The Dueling DQN is a good strategy to avoid your network be overoptimistic. Otherwise it will cause actual DQN and to get as optimistic as it explodes. So the Q-values become larger and larger over time on some games and sometimes they never get back.
https://arxiv.org/pdf/1509.06461.pdf
A couple words about Double Q-Learning
$$Q_1^{\hat{}}(s_t,a_t) = r_t + \gamma*Q_2(s_{t+1}, argmaxQ_1(s_{t+1}, a^*))$$
$$Q_2^{\hat{}}(s_t,a_t) = r_t + \gamma*Q_1(s_{t+1}, argmaxQ_1(s_{t+1}, a^*))$$
If one Q function is not enough to make an accurate approximation, Double Q-learning suggest to learn two networks and train one another. So you implement Q1 and Q2 - two independent estimates of the actual value function. Q1 and Q2 in a DQN case are networks with a different set of weights.
If take an action which is optimal in the first Q function, there won't be any connection between this overoptimism for selected action in Q1, and the same overoptimism in Q2. In fact, the same action in Q2, is more or less independent. It can be overoptimistic or overpessimistic and it can be exactly the true value.
The idea here is that, the noise in Q2 is independent of the noise in Q1. And if you update them that way, then you take the maximization which will take account of the sampling error.
Since they two networks are more or less decorrelated, they have different kinds of noises, then the overoptimism disappears.
The drawback of this method - training two networks separately will double the convergence time.
But a DQN algorithm that can serve as an alternative source of q-values, aside from the main q-network - we take the older snapshot of your network as the source of independent randomness as the other Q network
$$Q^{\hat{}}(s_t,a_t) = r_t + \gamma*Q_{old}(s_{t+1}, argmaxQ(s_{t+1}, a^*))$$
Another huge problem is that another huge problem with DQN is that it actually tries to approximate a set of values that are very interrelated. And double Q-learning can't solve this problem easily.
Dueling DQN
The Dueling DQN can solve the overoptimistic problem as well
$$ Q(s,a) = V(s) - A(s,a)$$
The intuition behind the advantage is how much you're action value differs from the state value.
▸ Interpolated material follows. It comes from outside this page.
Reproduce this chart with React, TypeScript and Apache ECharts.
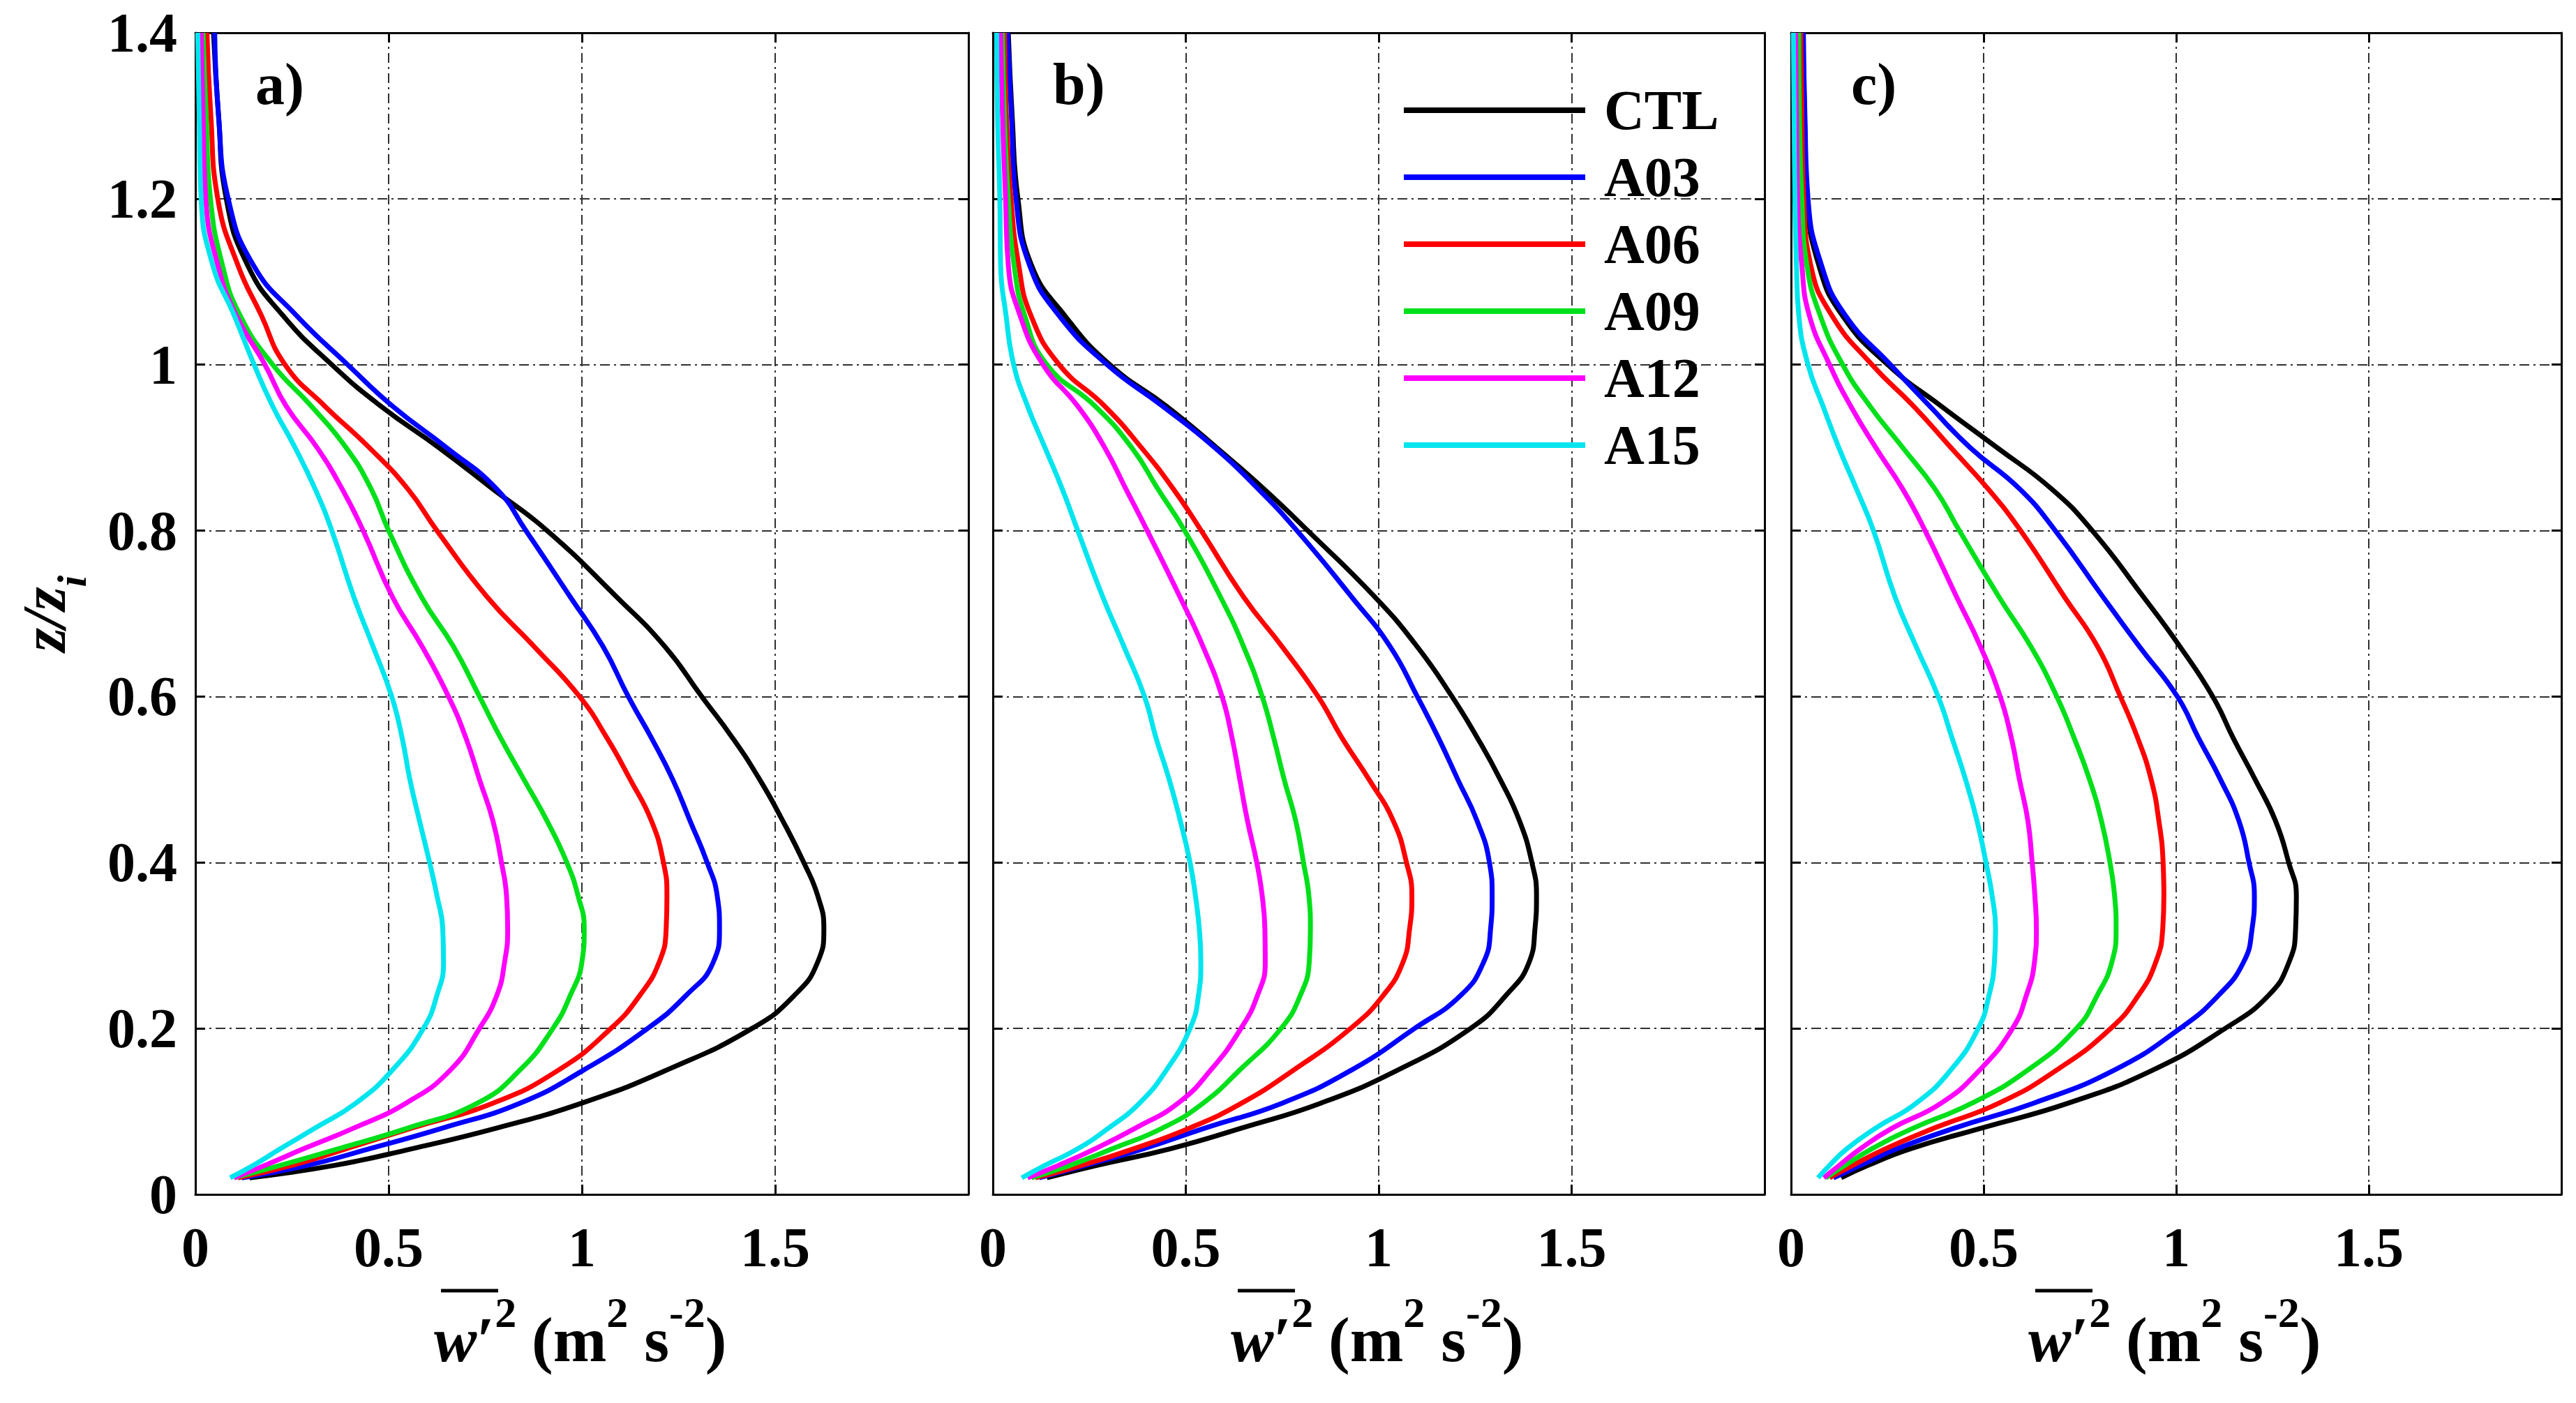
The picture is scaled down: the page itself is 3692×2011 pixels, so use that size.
import { useEffect, useRef } from 'react';
import * as echarts from 'echarts';

// z/zi levels shared by every profile, bottom to top
const zLevels = [0.02, 0.035, 0.055, 0.08, 0.11, 0.15, 0.2, 0.24, 0.28, 0.32, 0.36, 0.4, 0.45, 0.5, 0.55, 0.6, 0.66, 0.72, 0.8, 0.85, 0.9, 0.95, 1.0, 1.06, 1.12, 1.2, 1.3, 1.4];

const runNames = ['CTL', 'A03', 'A06', 'A09', 'A12', 'A15'];
const runColors = ['#000000', '#0000ff', '#ff0000', '#00e01a', '#ff00ff', '#00e5ee'];
const panelTags = ['a)', 'b)', 'c)'];

// w'^2 (m2 s-2) at each z level, one row per run (CTL, A03 ... A15)
const panelA = [
  [0.14, 0.36, 0.56, 0.78, 1.0, 1.22, 1.44, 1.55, 1.61, 1.626, 1.61, 1.574, 1.52, 1.46, 1.39, 1.31, 1.215, 1.09, 0.91, 0.77, 0.63, 0.48, 0.353, 0.225, 0.135, 0.08, 0.06, 0.047],
  [0.12, 0.29, 0.45, 0.64, 0.84, 1.005, 1.17, 1.27, 1.34, 1.356, 1.35, 1.324, 1.28, 1.235, 1.18, 1.12, 1.055, 0.97, 0.855, 0.78, 0.65, 0.51, 0.394, 0.26, 0.15, 0.085, 0.06, 0.05],
  [0.11, 0.25, 0.39, 0.56, 0.77, 0.94, 1.075, 1.15, 1.2, 1.218, 1.22, 1.211, 1.18, 1.125, 1.065, 0.994, 0.877, 0.755, 0.625, 0.55, 0.45, 0.335, 0.232, 0.17, 0.11, 0.058, 0.04, 0.03],
  [0.1, 0.22, 0.37, 0.55, 0.73, 0.84, 0.925, 0.97, 1.0, 1.006, 0.99, 0.961, 0.91, 0.85, 0.79, 0.735, 0.668, 0.585, 0.5, 0.455, 0.39, 0.3, 0.2, 0.115, 0.07, 0.039, 0.028, 0.02],
  [0.1, 0.18, 0.28, 0.41, 0.545, 0.66, 0.735, 0.78, 0.8, 0.808, 0.805, 0.792, 0.77, 0.735, 0.7, 0.655, 0.587, 0.51, 0.434, 0.38, 0.315, 0.235, 0.18, 0.105, 0.058, 0.027, 0.02, 0.015],
  [0.09, 0.15, 0.22, 0.31, 0.415, 0.51, 0.59, 0.625, 0.642, 0.64, 0.625, 0.606, 0.58, 0.555, 0.535, 0.508, 0.46, 0.41, 0.353, 0.31, 0.258, 0.2, 0.152, 0.1, 0.045, 0.015, 0.01, 0.006],
];

const panelB = [
  [0.14, 0.27, 0.46, 0.645, 0.85, 1.05, 1.238, 1.33, 1.39, 1.405, 1.409, 1.397, 1.365, 1.315, 1.256, 1.19, 1.1, 0.99, 0.816, 0.703, 0.58, 0.45, 0.303, 0.185, 0.1, 0.065, 0.05, 0.04],
  [0.12, 0.24, 0.39, 0.55, 0.75, 0.93, 1.093, 1.213, 1.272, 1.29, 1.294, 1.287, 1.255, 1.205, 1.155, 1.1, 1.03, 0.93, 0.788, 0.688, 0.575, 0.44, 0.296, 0.17, 0.095, 0.06, 0.048, 0.038],
  [0.11, 0.23, 0.365, 0.51, 0.645, 0.78, 0.927, 1.012, 1.063, 1.08, 1.086, 1.072, 1.038, 0.975, 0.905, 0.843, 0.75, 0.65, 0.54, 0.468, 0.385, 0.29, 0.172, 0.098, 0.067, 0.047, 0.035, 0.03],
  [0.1, 0.2, 0.31, 0.44, 0.545, 0.64, 0.747, 0.797, 0.82, 0.823, 0.819, 0.805, 0.785, 0.755, 0.728, 0.698, 0.65, 0.59, 0.497, 0.428, 0.36, 0.265, 0.14, 0.082, 0.055, 0.04, 0.03, 0.025],
  [0.09, 0.17, 0.265, 0.37, 0.48, 0.565, 0.643, 0.686, 0.706, 0.705, 0.698, 0.684, 0.66, 0.64, 0.62, 0.594, 0.545, 0.485, 0.4, 0.345, 0.29, 0.22, 0.13, 0.07, 0.04, 0.033, 0.025, 0.02],
  [0.075, 0.135, 0.22, 0.3, 0.38, 0.45, 0.511, 0.533, 0.539, 0.535, 0.525, 0.511, 0.486, 0.457, 0.423, 0.393, 0.34, 0.285, 0.22, 0.18, 0.135, 0.09, 0.054, 0.034, 0.02, 0.018, 0.012, 0.01],
];

const panelC = [
  [0.13, 0.2, 0.31, 0.495, 0.72, 0.94, 1.127, 1.24, 1.293, 1.31, 1.312, 1.292, 1.258, 1.205, 1.148, 1.095, 1.01, 0.915, 0.782, 0.677, 0.535, 0.39, 0.251, 0.132, 0.072, 0.042, 0.035, 0.03],
  [0.11, 0.18, 0.275, 0.425, 0.63, 0.84, 1.01, 1.11, 1.175, 1.197, 1.203, 1.189, 1.163, 1.115, 1.058, 1.003, 0.905, 0.81, 0.686, 0.594, 0.465, 0.36, 0.258, 0.14, 0.079, 0.044, 0.036, 0.032],
  [0.1, 0.16, 0.245, 0.372, 0.54, 0.69, 0.83, 0.902, 0.947, 0.965, 0.968, 0.966, 0.955, 0.935, 0.9, 0.855, 0.796, 0.71, 0.596, 0.512, 0.415, 0.318, 0.21, 0.105, 0.051, 0.033, 0.028, 0.025],
  [0.09, 0.14, 0.21, 0.318, 0.47, 0.615, 0.741, 0.795, 0.833, 0.844, 0.84, 0.828, 0.806, 0.775, 0.735, 0.69, 0.623, 0.54, 0.437, 0.374, 0.29, 0.205, 0.134, 0.075, 0.041, 0.028, 0.022, 0.02],
  [0.085, 0.125, 0.18, 0.263, 0.39, 0.49, 0.575, 0.611, 0.632, 0.637, 0.633, 0.626, 0.615, 0.593, 0.572, 0.543, 0.492, 0.43, 0.348, 0.29, 0.22, 0.155, 0.1, 0.047, 0.028, 0.017, 0.014, 0.012],
  [0.07, 0.1, 0.145, 0.22, 0.325, 0.415, 0.486, 0.514, 0.528, 0.531, 0.522, 0.506, 0.483, 0.453, 0.418, 0.382, 0.325, 0.27, 0.214, 0.17, 0.124, 0.083, 0.044, 0.02, 0.014, 0.01, 0.008, 0.006],
];

const FONT = 'Liberation Serif';
const gridTop = 47;
const gridHeight = 1665;
const panelLefts = [280, 1423, 2567];
const panelWidths = [1108, 1106, 1104];
const gridDash = [14, 6, 3, 6];

export default function App() {
  const chartRef = useRef<HTMLDivElement>(null);

  useEffect(() => {
    if (!chartRef.current) return;
    const chart = echarts.init(chartRef.current, null, { renderer: 'svg' });
    const panels = [panelA, panelB, panelC];

    const axisLine = { show: true, onZero: false, lineStyle: { color: '#000', width: 3 } };
    const axisTick = { show: true, inside: true, length: 14, lineStyle: { color: '#000', width: 3 } };
    const splitLine = { show: true, lineStyle: { color: '#303030', width: 2, type: gridDash } };
    const tickFont = { color: '#000', fontFamily: FONT, fontWeight: 'bold' as const, fontSize: 80 };

    const grid = panelLefts.map((left, i) => ({ left, top: gridTop, width: panelWidths[i], height: gridHeight }));

    const xAxis = [
      ...panelLefts.map((_, i) => ({
        type: 'value', gridIndex: i, position: 'bottom', min: 0, max: 2, interval: 0.5,
        axisLine, axisTick, splitLine,
        axisLabel: { ...tickFont, margin: 36, formatter: (v: number) => (v === 2 ? '' : String(v)) },
      })),
      ...panelLefts.map((_, i) => ({
        type: 'value', gridIndex: i, position: 'top', min: 0, max: 2, interval: 0.5,
        axisLine, axisTick, axisLabel: { show: false }, splitLine: { show: false },
      })),
    ];

    const yAxis = [
      ...panelLefts.map((_, i) => ({
        type: 'value', gridIndex: i, position: 'left', min: 0, max: 1.4, interval: 0.2,
        axisLine, axisTick, splitLine,
        axisLabel: { ...tickFont, show: i === 0, margin: 26 },
        name: i === 0 ? '{z|z/z}{sub|i}' : '',
        nameLocation: 'middle',
        nameRotate: 90,
        nameGap: 147,
        nameTextStyle: {
          rich: {
            z: { fontFamily: FONT, fontWeight: 'bold', fontStyle: 'italic', fontSize: 88, lineHeight: 140, color: '#000' },
            sub: { fontFamily: FONT, fontWeight: 'bold', fontStyle: 'italic', fontSize: 60, lineHeight: 60, verticalAlign: 'bottom', color: '#000' },
          },
        },
      })),
      ...panelLefts.map((_, i) => ({
        type: 'value', gridIndex: i, position: 'right', min: 0, max: 1.4, interval: 0.2,
        axisLine, axisTick, axisLabel: { show: false }, splitLine: { show: false },
      })),
    ];

    const series = panels.flatMap((rows, p) =>
      rows.map((vals, r) => ({
        type: 'line',
        name: runNames[r],
        xAxisIndex: p,
        yAxisIndex: p,
        data: zLevels.map((z, k) => [vals[k], z]),
        symbol: 'none',
        smooth: 0.5,
        lineStyle: { color: runColors[r], width: 7 },
        itemStyle: { color: runColors[r] },
      })),
    );

    const mainTok = { fontFamily: FONT, fontWeight: 'bold', fontSize: 92, lineHeight: 140, fill: '#000', color: '#000' };
    const supTok = { fontFamily: FONT, fontWeight: 'bold', fontSize: 62, lineHeight: 64, verticalAlign: 'top', fill: '#000', color: '#000' };

    const graphic: any[] = [];
    panelLefts.forEach((left, i) => {
      const c = left + panelWidths[i] / 2;
      graphic.push({
        type: 'text', x: left + 86, y: 78,
        style: { text: panelTags[i], font: `bold 84px "${FONT}"`, fill: '#000', verticalAlign: 'top', textVerticalAlign: 'top' },
      });
      graphic.push({
        type: 'text', x: c - 212, y: 1850,
        style: {
          text: '{w|w}{p|\u2032}{s|2}',
          verticalAlign: 'top', textVerticalAlign: 'top', align: 'left', textAlign: 'left',
          rich: { w: { ...mainTok, fontStyle: 'italic' }, p: mainTok, s: supTok },
        },
      });
      graphic.push({
        type: 'text', x: c - 72, y: 1850,
        style: {
          text: '{t|(m}{s|2}{t| s}{s|-2}{t|)}',
          verticalAlign: 'top', textVerticalAlign: 'top', align: 'left', textAlign: 'left',
          rich: { t: mainTok, s: supTok },
        },
      });
      graphic.push({
        type: 'line',
        shape: { x1: c - 202, y1: 1850, x2: c - 120, y2: 1850 },
        style: { stroke: '#000', lineWidth: 5 },
      });
    });

    chart.setOption({
      animation: false,
      backgroundColor: '#fff',
      grid,
      xAxis,
      yAxis,
      legend: {
        data: runNames,
        orient: 'vertical',
        left: 2007,
        top: 113,
        icon: 'rect',
        itemWidth: 260,
        itemHeight: 8,
        itemGap: 16,
        selectedMode: false,
        textStyle: { fontFamily: FONT, fontWeight: 'bold', fontSize: 80, lineHeight: 80, color: '#000', padding: [0, 0, 0, 22] },
      },
      graphic,
      series,
    });

    return () => {
      chart.dispose();
    };
  }, []);

  return (
    <div
      ref={chartRef}
      style={{ position: 'fixed', left: 0, top: 0, width: 3692, height: 2011, background: '#fff' }}
    />
  );
}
For example, if you have a state in which you have two actions, the first brings you returns of + 100 and the second is + 1. In this case, both action values are positive because you get positive reward. The advantages on the contrary are different. If you take this suboptimal action, then you get the action value of (+ 1) minus the state value of (+ 100), which is -99. Basically, it tells you that you have just lost 99 potential units of rewards in this case.
To predict advantages, we have to constrain them. In case of $V^*$, the maximum possible advantage value is zero because you can never get action value which is larger than maximum over all possible action values from the state.
So you you train two halves together and then just add them up to get your action values.